United States District Court, Seventh Circuit

January 27, 2014

JOHN F. BIG LEGGINS, JR., No. 09808-046, Petitioner,
v.
J.S. WALTON, Respondent.

MEMORANDUM AND ORDER

DAVID R. HERNDON, Chief District Judge.

Petitioner John F. Big Leggins, Jr., is currently incarcerated in the United States Penitentiary at Marion, Illinois. His July 2013 petition for writ of habeas corpus pursuant to 28 U.S.C. § 2241 (Doc. 1) did not make clear which of two convictions Big Leggins was challenging, or what the "intervening case law" was upon which the petition rested. Petitioner was given an opportunity to amend the petition (Doc. 3). His amended petition (Doc. 4) is now before the Court for review under Rules 1(b) and 4 of the Rules Governing Section 2254 Cases in United States District Courts.

Rule 4 of the Rules Governing Section 2254 Cases in United States District Courts provides that upon preliminary consideration by the district court judge, "[i]f it plainly appears from the petition and any attached exhibits that the petitioner is not entitled to relief in the district court, the judge must dismiss the petition and direct the clerk to notify the petitioner." Rule 1(b) of those Rules gives this Court the authority to apply the rules to other habeas corpus cases.

I. Background

Petitioner Big Leggins is attacking his conviction and sentence in United States v. Big Leggins, No. 07-cr-00072-SEH (D. Mont. Dec. 18, 2007). In 2007, petitioner plead guilty to one count of arson, in violation of 18 U.S.C. §§ 1153(a) and 81(1). Based in part on his lengthy tribal criminal history, Big Leggins was sentenced to 24 months' imprisonment, to be followed by a three-year period of supervised release, and restitution in the amount of $22, 273.11.

The Court of Appeals for the Ninth Circuit affirmed the conviction on direct appeal. See United States v. Big Leggins, No. 08-30003 (9th Cir. Mar. 5, 2009) (accepting Big Leggins' concession in his plea that the vacant house that was burned was a "building" for purposes of the statute, and also a "structure" under U.S.S.G. § 2K1.4; and that the sentence was reasonable and not an abuse of discretion). The Court has found no indication that Big Leggins has ever filed a motion under 28 U.S.C. § 2255 attacking his arson conviction ( see Doc. 1, p. 4).

II. The Petition

As a preliminary matter, the Court notes that Big Leggins incorporates his original petition into his amended petition by reference, in violation of Local Rule 15.1. In the interest of judicial economy, rather than require a second amended petition, the Court will consider both the original petition (Doc. 1) and the amended petition (Doc. 4).

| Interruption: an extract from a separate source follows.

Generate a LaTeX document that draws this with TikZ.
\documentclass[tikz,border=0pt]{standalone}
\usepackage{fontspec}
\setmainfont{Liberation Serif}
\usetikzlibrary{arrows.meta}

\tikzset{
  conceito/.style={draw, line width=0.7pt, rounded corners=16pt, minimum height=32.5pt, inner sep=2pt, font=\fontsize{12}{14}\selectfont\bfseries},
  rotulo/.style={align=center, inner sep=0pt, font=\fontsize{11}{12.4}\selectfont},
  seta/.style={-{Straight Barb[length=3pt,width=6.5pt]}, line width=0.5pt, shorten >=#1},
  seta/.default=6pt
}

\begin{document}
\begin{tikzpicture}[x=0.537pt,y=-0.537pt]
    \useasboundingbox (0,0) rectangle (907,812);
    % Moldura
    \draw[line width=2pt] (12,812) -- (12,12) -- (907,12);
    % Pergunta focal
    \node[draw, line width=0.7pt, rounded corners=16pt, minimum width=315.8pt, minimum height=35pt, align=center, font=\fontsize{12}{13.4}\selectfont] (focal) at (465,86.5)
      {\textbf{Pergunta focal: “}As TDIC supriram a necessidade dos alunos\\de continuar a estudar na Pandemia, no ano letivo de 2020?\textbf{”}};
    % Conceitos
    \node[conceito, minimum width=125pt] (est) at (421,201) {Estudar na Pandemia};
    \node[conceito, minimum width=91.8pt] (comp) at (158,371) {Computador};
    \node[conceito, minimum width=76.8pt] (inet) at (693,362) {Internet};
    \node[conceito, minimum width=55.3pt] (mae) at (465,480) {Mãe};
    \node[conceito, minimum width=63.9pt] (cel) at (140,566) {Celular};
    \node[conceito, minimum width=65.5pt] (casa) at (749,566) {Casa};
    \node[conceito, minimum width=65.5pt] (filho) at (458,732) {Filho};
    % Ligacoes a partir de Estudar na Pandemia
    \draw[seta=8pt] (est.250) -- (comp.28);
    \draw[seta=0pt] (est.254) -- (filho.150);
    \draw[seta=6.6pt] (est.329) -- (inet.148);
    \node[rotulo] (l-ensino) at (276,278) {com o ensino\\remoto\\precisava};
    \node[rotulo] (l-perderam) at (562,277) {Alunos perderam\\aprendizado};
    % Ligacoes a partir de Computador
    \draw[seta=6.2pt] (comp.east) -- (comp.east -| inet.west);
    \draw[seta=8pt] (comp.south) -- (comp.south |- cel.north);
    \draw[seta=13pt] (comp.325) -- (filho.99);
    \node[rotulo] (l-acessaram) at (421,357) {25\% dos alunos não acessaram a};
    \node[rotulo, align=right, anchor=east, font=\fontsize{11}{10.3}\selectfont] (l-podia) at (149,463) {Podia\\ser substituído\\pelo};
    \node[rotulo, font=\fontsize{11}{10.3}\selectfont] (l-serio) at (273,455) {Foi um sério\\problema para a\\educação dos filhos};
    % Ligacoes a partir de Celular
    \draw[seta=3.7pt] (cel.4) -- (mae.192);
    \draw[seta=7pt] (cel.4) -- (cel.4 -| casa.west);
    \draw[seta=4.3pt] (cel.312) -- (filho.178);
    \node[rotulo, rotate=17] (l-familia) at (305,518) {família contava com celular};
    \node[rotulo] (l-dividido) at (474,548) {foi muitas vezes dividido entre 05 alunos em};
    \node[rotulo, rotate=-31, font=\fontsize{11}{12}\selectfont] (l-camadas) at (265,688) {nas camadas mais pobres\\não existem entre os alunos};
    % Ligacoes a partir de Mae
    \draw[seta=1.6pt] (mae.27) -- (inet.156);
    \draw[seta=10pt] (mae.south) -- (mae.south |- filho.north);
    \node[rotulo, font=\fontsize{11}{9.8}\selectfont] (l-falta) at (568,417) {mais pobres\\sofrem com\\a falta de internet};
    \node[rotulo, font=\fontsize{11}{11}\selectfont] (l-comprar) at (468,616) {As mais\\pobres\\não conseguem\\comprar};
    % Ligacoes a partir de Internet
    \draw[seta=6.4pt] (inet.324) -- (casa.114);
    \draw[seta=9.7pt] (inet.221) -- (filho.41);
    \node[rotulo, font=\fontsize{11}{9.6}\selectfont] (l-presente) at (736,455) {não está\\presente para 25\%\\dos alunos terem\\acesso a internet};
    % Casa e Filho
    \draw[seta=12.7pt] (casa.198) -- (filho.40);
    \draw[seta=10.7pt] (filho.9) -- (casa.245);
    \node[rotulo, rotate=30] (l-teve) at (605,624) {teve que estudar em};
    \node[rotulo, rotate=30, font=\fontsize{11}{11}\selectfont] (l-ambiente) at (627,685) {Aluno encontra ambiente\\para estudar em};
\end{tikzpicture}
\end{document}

Petitioner claims that he is actually innocent and, if not for the ineffective assistance of counsel, he would not have plead guilty. According to petitioner, the ineffective assistance of his counsel impacted his plea, appeal and ability to collaterally attack his conviction and sentence.

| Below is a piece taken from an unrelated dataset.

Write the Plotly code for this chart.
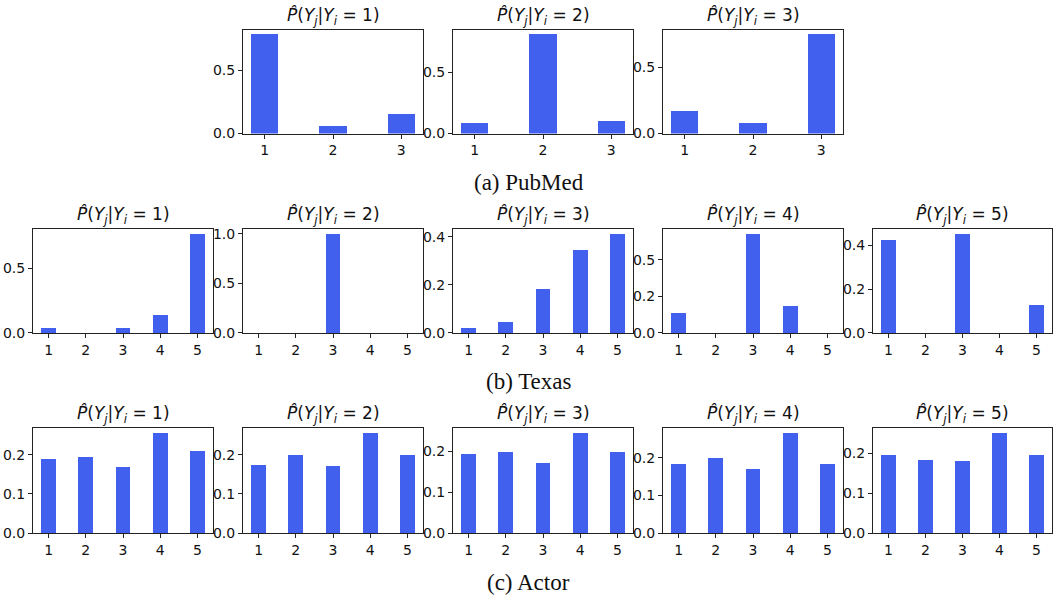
import plotly.graph_objects as go

# ---- data ----
pubmed_classes = [1, 2, 3]
pubmed_rows = [
    [0.785, 0.060, 0.155],
    [0.087, 0.810, 0.103],
    [0.174, 0.078, 0.748],
]
texas_classes = [1, 2, 3, 4, 5]
texas_rows = [
    [0.038, 0.0, 0.038, 0.135, 0.769],
    [0.0, 0.0, 1.0, 0.0, 0.0],
    [0.020, 0.045, 0.184, 0.343, 0.412],
    [0.134, 0.0, 0.679, 0.182, 0.0],
    [0.425, 0.0, 0.452, 0.0, 0.125],
]
actor_classes = [1, 2, 3, 4, 5]
actor_rows = [
    [0.190, 0.195, 0.168, 0.255, 0.210],
    [0.173, 0.200, 0.170, 0.255, 0.200],
    [0.194, 0.198, 0.172, 0.244, 0.198],
    [0.183, 0.201, 0.170, 0.266, 0.183],
    [0.196, 0.184, 0.181, 0.250, 0.196],
]
captions = ["(a) PubMed", "(b) Texas", "(c) Actor"]

# ---- layout geometry (pixels) ----
W, H = 1053, 604
col_px = [(33, 213), (243, 423), (453, 633), (663, 843), (873, 1052)]
row_px = [(27, 133), (230, 336), (433, 540)]
caption_y_px = [183, 386, 590]
BAR_COLOR = "#4160EE"


def nice_ticks(top):
    for step in [0.1, 0.2, 0.25, 0.5, 1.0]:
        if top / step <= 3.0:
            break
    vals = []
    v = 0.0
    while v <= top + 1e-9:
        vals.append(round(v, 4))
        v += step
    return vals, ["%.1f" % t for t in vals]


fig = go.Figure()
panel_specs = []
for r, (classes, rows) in enumerate([(pubmed_classes, pubmed_rows),
                                     (texas_classes, texas_rows),
                                     (actor_classes, actor_rows)]):
    start_col = 1 if len(classes) == 3 else 0
    for k, vals in enumerate(rows):
        panel_specs.append((r, start_col + k, classes, vals, k + 1))

annotations = []
for idx, (r, c, classes, vals, cond) in enumerate(panel_specs):
    n = idx + 1
    xa = "x" if n == 1 else f"x{n}"
    ya = "y" if n == 1 else f"y{n}"
    fig.add_trace(go.Bar(x=classes, y=vals, width=0.4, marker_color=BAR_COLOR,
                         marker_line_width=0, xaxis=xa, yaxis=ya, showlegend=False))
    x0, x1 = col_px[c]
    t0, t1 = row_px[r]
    xdom = [x0 / W, x1 / W]
    ydom = [1 - t1 / H, 1 - t0 / H]
    ncls = len(classes)
    span = (ncls + 0.2) - 0.8
    xr = [0.8 - 0.05 * span, ncls + 0.2 + 0.05 * span]
    ytop = max(vals) * 1.05
    tv, tt = nice_ticks(ytop)
    common = dict(showline=True, mirror=True, linecolor="#222222", linewidth=1,
                  ticks="outside", ticklen=4, tickwidth=1, tickcolor="#222222",
                  showgrid=False, zeroline=False,
                  tickfont=dict(family="DejaVu Sans", size=14, color="#111111"))
    suffix = "" if n == 1 else str(n)
    fig.update_layout(**{
        f"xaxis{suffix}": dict(domain=xdom, anchor=ya, range=xr, tickmode="array",
                               tickvals=classes, ticktext=[str(v) for v in classes],
                               fixedrange=True, **common),
        f"yaxis{suffix}": dict(domain=ydom, anchor=xa, range=[0, ytop], tickmode="array",
                               tickvals=tv, ticktext=tt, fixedrange=True, **common),
    })
    annotations.append(dict(
        text=f"<i>P̂</i>(<i>Y</i><sub><i>j</i></sub>|<i>Y</i><sub><i>i</i></sub> = {cond})",
        x=(xdom[0] + xdom[1]) / 2, y=ydom[1], xref="paper", yref="paper",
        xanchor="center", yanchor="bottom", yshift=0, showarrow=False,
        font=dict(family="DejaVu Sans", size=17, color="#111111")))

for cap, cy in zip(captions, caption_y_px):
    annotations.append(dict(text=cap, x=0.502, y=1 - cy / H, xref="paper", yref="paper",
                            xanchor="center", yanchor="middle", showarrow=False,
                            font=dict(family="Liberation Serif", size=23, color="#111111")))

fig.update_layout(width=W, height=H, margin=dict(l=0, r=0, t=0, b=0),
                  paper_bgcolor="white", plot_bgcolor="white",
                  annotations=annotations, bargap=0, hovermode=False)
fig.write_html("out.html", config={"displayModeBar": False, "staticPlot": True},
               post_script="document.body.style.margin='0';document.body.style.overflow='hidden';")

Big Leggins'principal focus appears to be the definition of a "building"-he characterizes the relevant structure as a "half-burned down" "vacant house." Petitioner argues that, had counsel properly investigated, counsel would have realized he was actually innocent of arson because the building at issue was already burned down before Big Leggins purportedly set fire to the building. Big Leggins similarly contends that the F.B.I. case agent failed to fairly and fully investigate his case.

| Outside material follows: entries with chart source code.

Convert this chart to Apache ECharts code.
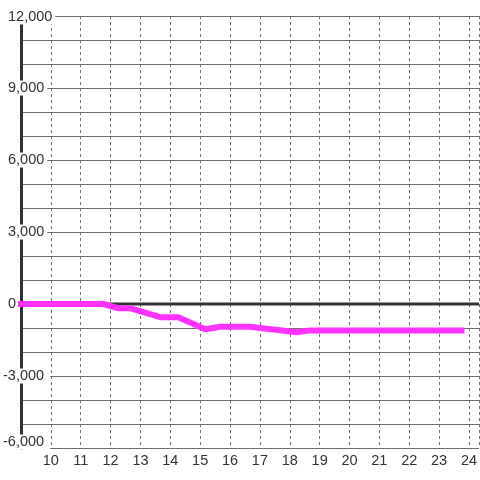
<!DOCTYPE html>
<html>
<head>
<meta charset="utf-8">
<script src="https://cdn.jsdelivr.net/npm/echarts@6/dist/echarts.min.js"></script>
<style>
  html, body { margin: 0; padding: 0; background: #fff; }
  #chart { width: 480px; height: 480px; }
</style>
</head>
<body>
<div id="chart"></div>
<script>
// hour of day -> value
const hours = [8.9, 11.77, 12.27, 12.67, 13.67, 14.27, 15.17, 15.67, 16.67, 18.23, 18.67, 23.85]
const values = [0, 0, -180, -180, -550, -550, -1050, -950, -950, -1180, -1100, -1100]
const zeroLine = [[9, 0], [24.34, 0]]
const yMin = -6000
const yMax = 12000

// labels sit a little inside at the top and bottom ends
const fmt = v => {
  const s = Math.abs(v).toLocaleString('en-US')
  const txt = v < 0 ? '{n|-' + s + '}' : '{p|' + s + '}'
  if (v === yMin) return txt + '\n{b| }'
  if (v === yMax) return '{t| }\n' + txt
  return txt
}

const chart = echarts.init(document.getElementById('chart'))
const gridColor = '#6e6e6e'
const labelFont = { fontSize: 14.5, color: '#333', fontFamily: 'Liberation Sans' }
const option = {
  animation: false,
  grid: { left: 20, right: 0, top: 16, bottom: 32 },
  xAxis: {
    type: 'value',
    min: 9,
    max: 24.34,
    interval: 1,
    axisLine: { show: false },
    axisTick: { show: false },
    axisLabel: Object.assign({
      showMinLabel: false,
      showMaxLabel: false,
      margin: 5,
      formatter: v => (Number.isInteger(v) ? String(v) : '')
    }, labelFont),
    splitLine: { show: true, lineStyle: { color: gridColor, width: 1, type: [3, 3] } }
  },
  yAxis: {
    type: 'value',
    min: yMin,
    max: yMax,
    interval: 3000,
    axisLine: { show: true, lineStyle: { color: '#333', width: 3 } },
    axisTick: { show: false },
    minorTick: { show: false, splitNumber: 3 },
    minorSplitLine: { show: true, lineStyle: { color: gridColor, width: 1 } },
    splitLine: { show: true, lineStyle: { color: gridColor, width: 1 } },
    axisLabel: {
      align: 'left',
      margin: 18,
      formatter: fmt,
      rich: {
        p: Object.assign({ backgroundColor: '#fff', padding: [0, 3, 0, 5], lineHeight: 15 }, labelFont),
        n: Object.assign({ backgroundColor: '#fff', padding: [0, 6, 0, 0], lineHeight: 15 }, labelFont),
        b: { fontSize: 10, lineHeight: 12 },
        t: { fontSize: 2, lineHeight: 2 }
      }
    }
  },
  series: [
    {
      type: 'line',
      data: zeroLine,
      symbol: 'none',
      silent: true,
      z: 2,
      lineStyle: { color: '#333', width: 3 }
    },
    {
      type: 'line',
      data: hours.map((h, i) => [h, values[i]]),
      symbol: 'none',
      z: 3,
      lineStyle: { color: '#ff33ff', width: 6, join: 'round' }
    }
  ]
}
chart.setOption(option)
</script>
</body>
</html>
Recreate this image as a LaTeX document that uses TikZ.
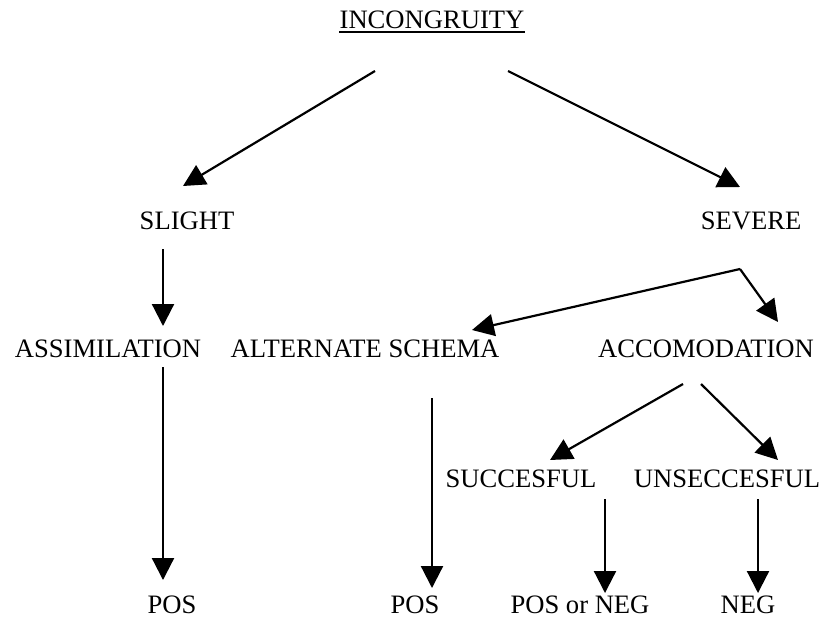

Big Leggins contends that he is only raising these issues now because of intervening case law: Cole v. Oravec, 465 Fed.Appx. 687 (9th Cir. Jan. 10, 2012).

Big Leggins prays that his conviction and sentence be vacated and that the case be remanded to the district court for further proceedings. He also requests that his quarterly restitution obligation be stayed and all payments already made be refunded, in order to prevent further injustice. Furthermore, he seeks "declaratory and equitable relief" against the Fort Peck Tribes, Bureau of Indian Affairs, F.B.I., and the District Court for Montana for the shoddy investigation, racial discrimination, and use of a lowered evidentiary threshold for indictment.

III. Discussion

Ordinarily, a person may challenge his federal conviction only by means of a motion brought before the sentencing court pursuant to 28 U.S.C. § 2255, and this remedy normally supersedes the writ of habeas corpus. A Section 2241 petition by a federal prisoner is generally limited to challenges to the execution of the sentence. Valona v. United States, 138 F.3d 693, 694 (7th Cir. 1998); Atehortua v. Kindt, 951 F.2d 126, 129 (7th Cir. 1991). Federal prisoners may utilize Section 2241, however, to challenge the legality of a conviction or sentence in cases pursuant to the "savings clause" of Section 2255(e). 28 U.S.C. § 2255(e).

The savings clause allows a petitioner to bring a claim under Section 2241 where he can show that a remedy under Section 2255 is inadequate or ineffective to test the legality of his detention. 28 U.S.C. § 2255(e); see also United States v. Prevatte, 300 F.3d 792, 798-99 (7th Cir. 2002). "Inadequate or ineffective' means that a legal theory that could not have been presented under [Section] 2255 establishes the petitioner's actual innocence.'" Hill v. Werlinger, 695 F.3d 644, 648 (7th Cir. 2012) (citing Taylor v. Gilkey, 314 F.3d 832, 835 (7th Cir. 2002); In re Davenport, 147 F.3d 605, 608 (7th Cir. 1998)).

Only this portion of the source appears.